Professional tax preparers should keep up with all possible tax deductions to help clients save money, especially on complex tax returns. When assisting blind or elderly taxpayers, for example, accountants can take advantage of additions to standard deductions. Individuals older than 65 years of age in 2015 can take an additional deduction of $1,550 if they are filing as head of household or single. Joint filers and surviving spouses can add a deduction of $1,250, and blind individuals can claim the same extra deductions. Someone who is both blind and over age 65 can double up on those deductions.

Because standard deductions are relatively easy to apply, they are often easier on taxpayers than itemized deductions. Even when itemized tax deductions are slightly higher than the standard deduction, the work and risk of filing a return with such items might not be worth it — especially if the taxpayer doesn’t have immaculate records. Itemized deductions are preferable when substantial savings make it worth the risk or when additional deductions bring the return into a lower tax bracket.
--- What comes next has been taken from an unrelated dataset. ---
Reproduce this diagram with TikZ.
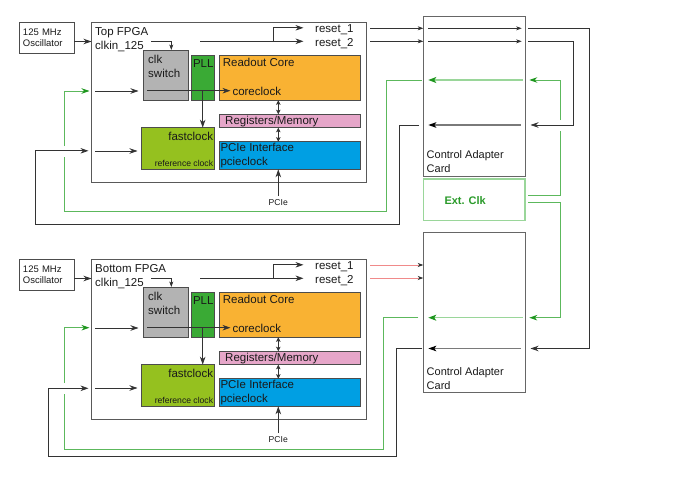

Tax deductions aren’t the only changes made for 2016. The IRS updated income brackets to account for inflation. The changes shifted thresholds up by a couple thousand dollars for several tax brackets, making the cut off for the highest tax bracket $415,050 for single filers and $466,950 for married filers. Single filers in the highest tax bracket owe $120,529.75 plus 39.6 percent on income over $415,050. For such taxpayers, itemized tax deductions that add down to a lower tax bracket are usually preferable to standard deductions. Accountants handling wealth management services throughout the year for such clients can assist further by keeping records of expenses that can be itemized so tax time is less stressful.

Whether dealing with straightforward or complex tax returns, accountants and other tax professionals must understand tax deductions. No one answer exists to the question of which filing type is better. As such, professionals must know how to evaluate circumstances and choose wisely between itemized or standard deductions.